Il 3 maggio 1945 rappresenta per Fiume/Rijeka una data di straordinaria densità simbolica, collocata al crocevia tra la fine della Seconda guerra mondiale e l’inizio di una nuova epoca politica. L’ingresso delle truppe partigiane jugoslave nella città avvenne dopo settimane di bombardamenti, scontri periferici e distruzioni operate dalla Wehrmacht in ritirata. A partire da quella data, Fiume passò sotto il controllo dell’Esercito Popolare di Liberazione Jugoslavo, segnando così l’uscita definitiva della città dalla sovranità italiana e il suo avvio verso l’integrazione nella nuova Repubblica Federativa Socialista di Jugoslavia.
🧭 Una città sospesa tra l’abbandono e l’ingresso
Secondo varie testimonianze dirette e ricostruzioni storiografiche, l’ingresso dei partigiani nella città avvenne senza combattimenti urbani di rilievo, né scontri aperti. I tedeschi avevano già evacuato la città nella notte tra il 2 e il 3 maggio. Tuttavia, nei giorni immediatamente precedenti, i danni subiti furono ingenti: le forze tedesche, nell’abbandono strategico del territorio, distrussero sistematicamente impianti ferroviari, infrastrutture industriali e il porto.
Mentre i partigiani giungevano da Sussak attraversando il ponte sull’Eneo, i cittadini fiumani rimasero per lo più chiusi in casa, in una condizione di attesa e timore. Le fonti testimoniano un’atmosfera sospesa, fatta di silenzi, rifugi antiaerei e rumori sordi di esplosioni. La popolazione appariva stremata da anni di guerra, isolamento e repressione, e incapace di manifestare apertamente né entusiasmo né opposizione.
📚 Narrazioni divergenti: liberazione o occupazione?
L’evento del 3 maggio viene ricordato in modi diversi e spesso contrastanti. La storiografia jugoslava e l’odierna memoria istituzionale croata celebrano la data come il giorno della liberazione di Fiume/Rijeka dal nazifascismo, parte integrante dell’epopea resistenziale e antifascista jugoslava. Ogni anno si svolgono commemorazioni pubbliche, cerimonie e omaggi alla memoria dei combattenti caduti, con particolare enfasi sul contributo della IV Armata e sull’importanza strategica della città nella “Corsa per Trieste”.

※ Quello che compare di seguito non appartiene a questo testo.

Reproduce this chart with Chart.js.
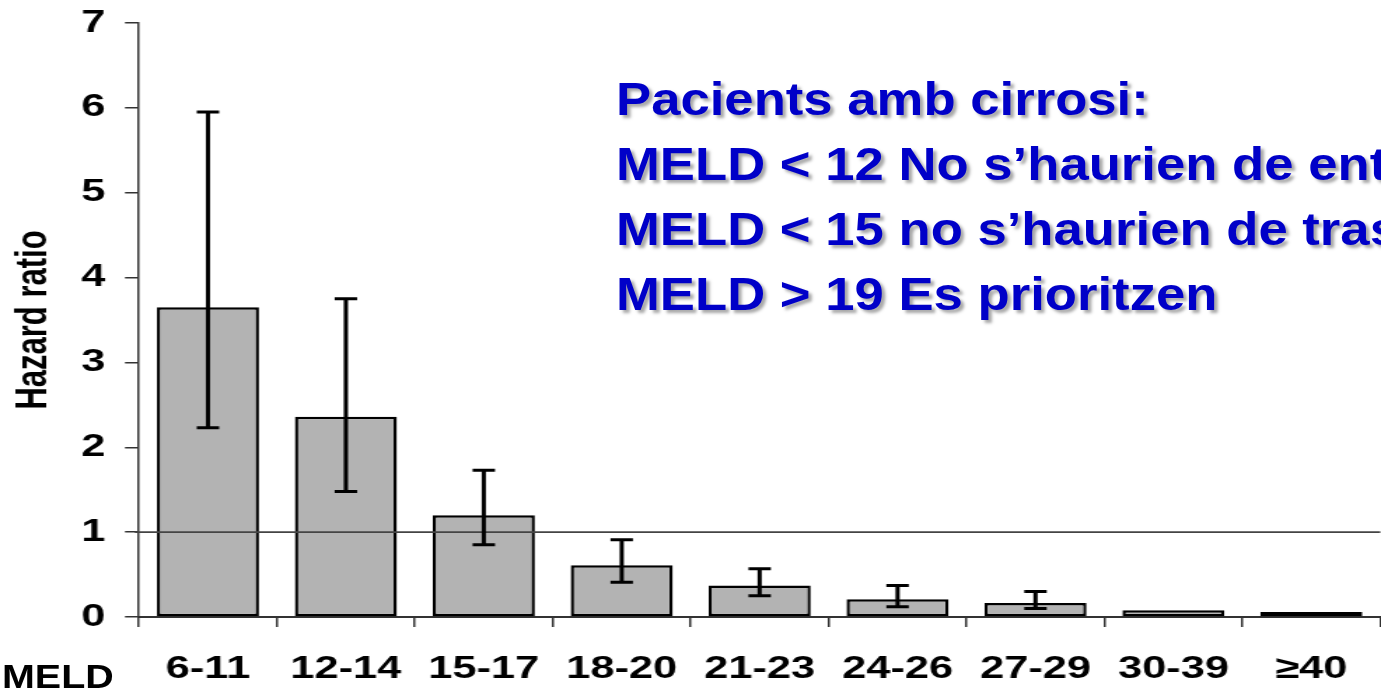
<!DOCTYPE html>
<html>
<head>
<meta charset="utf-8">
<script src="https://cdn.jsdelivr.net/npm/chart.js@4.4.1/dist/chart.umd.min.js"></script>
<style>
  html, body { margin: 0; padding: 0; background: #fff; }
  #wrap { position: relative; width: 1381px; height: 688px; overflow: hidden; }
  .note {
    position: absolute; left: 616px; top: 67px;
    font: bold 46px 'Liberation Sans', Arial, sans-serif; line-height: 65px;
    color: #0000c8; white-space: nowrap;
    transform: scaleX(1.145); transform-origin: 0 0;
    text-shadow: 3px 3px 3px rgba(0, 0, 0, 0.35);
  }
  .meld {
    position: absolute; left: 2px; top: 659px;
    font: bold 34px 'Liberation Sans', Arial, sans-serif; line-height: 34px;
    color: #000; white-space: nowrap;
    transform: scaleX(1.16); transform-origin: 0 0;
  }
</style>
</head>
<body>
<div id="wrap">
  <!-- the original slide picture is stretched sideways, so the canvas is too -->
  <canvas id="hr-chart" width="986" height="688" style="position:absolute;left:0;top:0;width:1381px;height:688px;"></canvas>
  <div class="note">Pacients amb cirrosi:<br>MELD &lt; 12 No s’haurien de entrar en llista<br>MELD &lt; 15 no s’haurien de trasplantar<br>MELD &gt; 19 Es prioritzen</div>
  <div class="meld">MELD</div>
</div>
<script>
const meldGroups = ['6-11', '12-14', '15-17', '18-20', '21-23', '24-26', '27-29', '30-39', '≥40'];
const hazardRatio = [3.65, 2.36, 1.20, 0.61, 0.37, 0.21, 0.165, 0.08, 0.06];
const ciLower = [2.23, 1.48, 0.85, 0.41, 0.25, 0.12, 0.10, null, null];
const ciUpper = [5.95, 3.75, 1.73, 0.91, 0.57, 0.37, 0.30, null, null];
const yMin = 0;
const yMax = 7;
const refValue = 1;

const FONT = "'Liberation Sans', Arial, sans-serif";

// reference line at HR = 1 and the confidence interval whiskers
const errorBars = {
  id: 'errorBars',
  afterDatasetsDraw(chart) {
    const { ctx, chartArea, scales: { x, y } } = chart;
    ctx.save();
    const yr = y.getPixelForValue(refValue);
    ctx.strokeStyle = '#444';
    ctx.lineWidth = 1.8;
    ctx.beginPath();
    ctx.moveTo(chartArea.left - 3, yr);
    ctx.lineTo(chartArea.right, yr);
    ctx.stroke();

    ctx.strokeStyle = '#000';
    ctx.lineWidth = 3;
    ciLower.forEach((lo, i) => {
      const hi = ciUpper[i];
      if (lo == null || hi == null) return;
      const px = x.getPixelForValue(i);
      const yLo = y.getPixelForValue(lo);
      const yHi = y.getPixelForValue(hi);
      ctx.beginPath();
      ctx.moveTo(px, yLo); ctx.lineTo(px, yHi);
      ctx.moveTo(px - 8, yLo); ctx.lineTo(px + 8, yLo);
      ctx.moveTo(px - 8, yHi); ctx.lineTo(px + 8, yHi);
      ctx.stroke();
    });
    ctx.restore();
  }
};

new Chart(document.getElementById('hr-chart'), {
  type: 'bar',
  data: {
    labels: meldGroups,
    datasets: [{
      data: hazardRatio,
      backgroundColor: '#b3b3b3',
      borderColor: '#000',
      borderWidth: { top: 2.5, bottom: 2.5, left: 2.4, right: 2.4 },
      borderSkipped: false,
      barPercentage: 0.74,
      categoryPercentage: 1
    }]
  },
  options: {
    responsive: false,
    devicePixelRatio: 1,
    animation: false,
    layout: { padding: { top: 23, left: 0, right: 0, bottom: 0 } },
    plugins: {
      legend: { display: false },
      tooltip: { enabled: false }
    },
    scales: {
      x: {
        offset: true,
        grid: { offset: true, drawOnChartArea: false, tickLength: 10, color: '#333', lineWidth: 1.5 },
        border: { color: '#333', width: 2 },
        ticks: { color: '#000', padding: 24, font: { family: FONT, size: 31, weight: 'bold' } },
        afterFit: (scale) => { scale.height = 71; }
      },
      y: {
        min: yMin,
        max: yMax,
        grid: { drawOnChartArea: false, tickLength: 10, color: '#333', lineWidth: 1.5 },
        border: { color: '#333', width: 1.5 },
        ticks: { stepSize: 1, color: '#000', padding: 14, font: { family: FONT, size: 31, weight: 'bold' } },
        title: {
          display: true,
          text: 'Hazard ratio',
          color: '#000',
          padding: { top: 6, bottom: 0 },
          font: { family: FONT, size: 31, weight: 'bold' }
        },
        afterFit: (scale) => {
          scale.width = 99.24;
          scale.paddingTop = 0; // let the layout padding set the top
        }
      }
    }
  },
  plugins: [errorBars]
});
</script>
</body>
</html>
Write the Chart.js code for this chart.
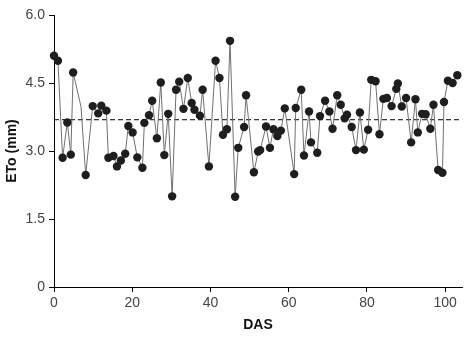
<!DOCTYPE html>
<html>
<head>
<meta charset="utf-8">
<script src="https://cdn.jsdelivr.net/npm/chart.js@4/dist/chart.umd.min.js"></script>
<style>
  html, body { margin: 0; padding: 0; background: #fff; }
  #wrap { width: 470px; height: 338px; }
</style>
</head>
<body>
<div id="wrap"><canvas id="etoChart" width="470" height="338"></canvas></div>
<script>
// days after sowing (DAS) and daily ETo (mm)
const days = [0, 1, 2.2, 3.4, 4.3, 4.9, 6.9, 8.1, 9.9, 11.3,
    12.1, 13.4, 13.9, 15.2, 16.1, 17.1, 18.2, 19.0, 20.1, 21.3,
    22.6, 23.1, 24.3, 25.1, 26.3, 27.3, 28.2, 29.2, 30.2, 31.2,
    32.0, 33.1, 34.2, 35.2, 35.9, 37.3, 38.0, 39.6, 41.3, 42.3,
    43.2, 44.2, 45.0, 46.3, 47.1, 48.6, 49.1, 51.1, 52.2, 52.7,
    54.2, 55.2, 56.1, 57.1, 58.0, 59.0, 61.4, 61.8, 63.2, 63.9,
    65.2, 65.7, 67.3, 68.0, 69.3, 70.4, 71.2, 72.4, 73.3, 74.3,
    74.9, 76.1, 77.2, 78.2, 79.2, 80.3, 81.1, 82.2, 83.2, 84.2,
    85.1, 86.3, 87.5, 87.9, 88.9, 90.0, 91.3, 92.4, 93.0, 94.1,
    95.0, 96.2, 97.0, 98.2, 99.3, 99.7, 100.7, 101.9, 103.1];
const eto = [5.10, 4.99, 2.85, 3.63, 2.92, 4.73, 3.98, 2.47, 3.99, 3.83,
    4.00, 3.89, 2.85, 2.89, 2.66, 2.79, 2.94, 3.55, 3.41, 2.86,
    2.63, 3.62, 3.79, 4.11, 3.28, 4.51, 2.91, 3.82, 2.00, 4.35,
    4.53, 3.93, 4.61, 4.06, 3.91, 3.78, 4.35, 2.66, 4.99, 4.61,
    3.36, 3.48, 5.43, 1.99, 3.07, 3.53, 4.23, 2.53, 2.99, 3.02,
    3.54, 3.07, 3.48, 3.33, 3.45, 3.94, 2.49, 3.95, 4.35, 2.90,
    3.87, 3.19, 2.96, 3.77, 4.11, 3.87, 3.49, 4.23, 4.02, 3.72,
    3.80, 3.53, 3.02, 3.85, 3.03, 3.47, 4.57, 4.54, 3.37, 4.15,
    4.17, 3.99, 4.37, 4.49, 3.98, 4.17, 3.19, 4.14, 3.41, 3.82,
    3.81, 3.49, 4.02, 2.58, 2.52, 4.08, 4.55, 4.50, 4.67];
const noMarker = [6]; // point drawn without a marker in the original
const meanEto = 3.69;
const xTicks = [0, 20, 40, 60, 80, 100];
const yTicks = [0, 1.5, 3.0, 4.5, 6.0];
const xMax = 104.3;

const font = 'Liberation Sans Narrow, Arial Narrow, sans-serif';

const points = days.map((d, i) => ({ x: d, y: eto[i] }));
const meanLine = [{ x: 0, y: meanEto }, { x: xMax, y: meanEto }];

const ctx = document.getElementById('etoChart').getContext('2d');
new Chart(ctx, {
    type: 'scatter',
    data: {
        datasets: [{
            label: 'ETo',
            data: points,
            showLine: true,
            clip: false,
            borderColor: '#707070',
            borderWidth: 1,
            backgroundColor: '#1e1e1e',
            pointBorderColor: '#1e1e1e',
            pointRadius: c => noMarker.includes(c.dataIndex) ? 0 : 4.2,
            pointBorderWidth: 0
        }, {
            label: 'Mean',
            data: meanLine,
            showLine: true,
            borderColor: '#000',
            borderWidth: 1,
            borderDash: [5, 3],
            pointRadius: 0
        }]
    },
    options: {
        responsive: false,
        animation: false,
        layout: { padding: { top: 15, right: 8, left: 0, bottom: 0 } },
        plugins: { legend: { display: false }, tooltip: { enabled: false } },
        scales: {
            x: {
                type: 'linear',
                min: 0,
                max: xMax,
                afterBuildTicks: s => { s.ticks = xTicks.map(v => ({ value: v })); },
                afterFit: s => { s.height = 51; },
                border: { display: true, color: '#000', width: 1 },
                grid: { display: true, drawOnChartArea: false, color: '#000', tickLength: 5 },
                ticks: { color: '#444', font: { family: font, size: 14 }, padding: 3, maxRotation: 0 },
                title: { display: true, text: 'DAS', color: '#111', font: { family: font, size: 14, weight: 'bold' }, padding: { top: 3 } }
            },
            y: {
                min: 0,
                max: 6,
                afterBuildTicks: s => { s.ticks = yTicks.map(v => ({ value: v })); },
                afterFit: s => { s.width = 54; },
                border: { display: true, color: '#000', width: 1 },
                grid: { display: true, drawOnChartArea: false, color: '#000', tickLength: 5 },
                ticks: {
                    color: '#444',
                    font: { family: font, size: 14 },
                    padding: 4,
                    callback: v => v === 0 ? '0' : v.toFixed(1)
                },
                title: { display: true, text: 'ETo (mm)', color: '#111', font: { family: font, size: 14, weight: 'bold' }, padding: { bottom: 6 } }
            }
        }
    }
});
</script>
</body>
</html>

D’altro canto, una parte consistente della memoria italiana – specialmente tra gli esuli e i loro discendenti – vive quel giorno come l’inizio di una nuova occupazione. Le fonti legate a quest’ultima visione parlano di freddezza, di arresti arbitrari avvenuti la notte stessa del 3 maggio, e della rapida instaurazione di un potere repressivo attraverso l’OZNA, la polizia politica jugoslava. La morte violenta di figure politiche locali come Mario Blasich, Riccardo Gigante e Giuseppe Sincich, nelle notti successive all’ingresso partigiano, viene ricordata come segnale precoce dell’epurazione politica e del clima di paura che seguì.
🗺️ Memoria contesa, città plurale
Il 3 maggio a Fiume non è solo un punto di svolta militare, ma una frattura nella memoria collettiva, in cui il confine tra liberazione e imposizione, tra fine della guerra e inizio dell’esodo, si fa poroso. Questa ambivalenza è riflessa anche nelle memorie orali raccolte dagli storici: per alcuni, il giorno segna la liberazione dal giogo fascista; per altri, l’inizio di un processo traumatico di perdita, espropriazione e marginalizzazione.
La data del 3 maggio 1945 continua a resistere alla pacificazione della memoria: in essa si riflettono le tensioni irrisolte di una città di confine, ferita e trasformata. Fiume/Rijeka, crocevia di lingue, culture e sovranità, ha vissuto quella giornata come spartiacque emotivo e politico.
Riconoscere questa pluralità di memorie – senza appiattirle in una narrazione univoca – è forse l’unico modo per restituire dignità storica ai vissuti, alle paure e alle speranze di chi attraversò quei giorni incerti. In questa consapevolezza risiede forse la chiave per comprendere la Fiume di ieri e di oggi: una città dalla memoria stratificata, ma mai silenziosa.